“Ukraine is turning into a country of widows and orphans.”

This phrase appeared in a recent BBC article. It hurts to read something like that. But it hurts even more to realize that this is not a headline for discussion. It is someone’s life.

Behind these words, there is no abstract “demography.” There is a child who no longer waits for their father to come home. There is a mother trying to hold herself together when she barely has the strength. There is a classroom where someone suddenly became quieter, where a chair feels empty even when it is not.

There are birthdays that will never be celebrated the same way again. There are ordinary days that now carry a quiet heaviness. There are questions children ask that no one knows how to answer.

We can talk for a long time about numbers. About birth rates, migration, and forecasts. These conversations matter. But for a child who has lost a parent, something else matters more: That someone notices how hard it is. That someone does not look away. That there is an adult nearby who knows how to support them, not just say, “stay strong,” but also say, “you don’t have to carry this alone.”

Because grief in children is not always loud. Sometimes it looks like silence. Sometimes like anger.
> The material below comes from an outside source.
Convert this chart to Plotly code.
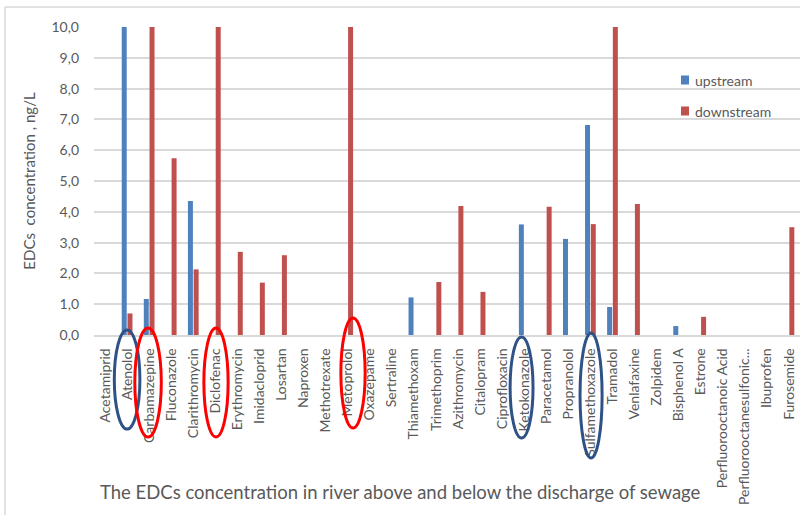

Sometimes like trying to grow up too fast.

At Novi, this is precisely the level we focus on: what happens after the headlines and attention fade. We support schools and communities in creating spaces where children can talk about loss, fear, and anger without being rushed or corrected.

We give adults tools so they don’t feel lost in difficult conversations, so they dare to stay present even when it is uncomfortable.

We do not influence statistics directly. But we can influence how this country raises the children who are already here. How they learn to live with what they have lost, and how they are met along the way.

Ira Riabyi works for Novi, Ukraine. She is married to Sasha, and the mother of Mark and Jordan.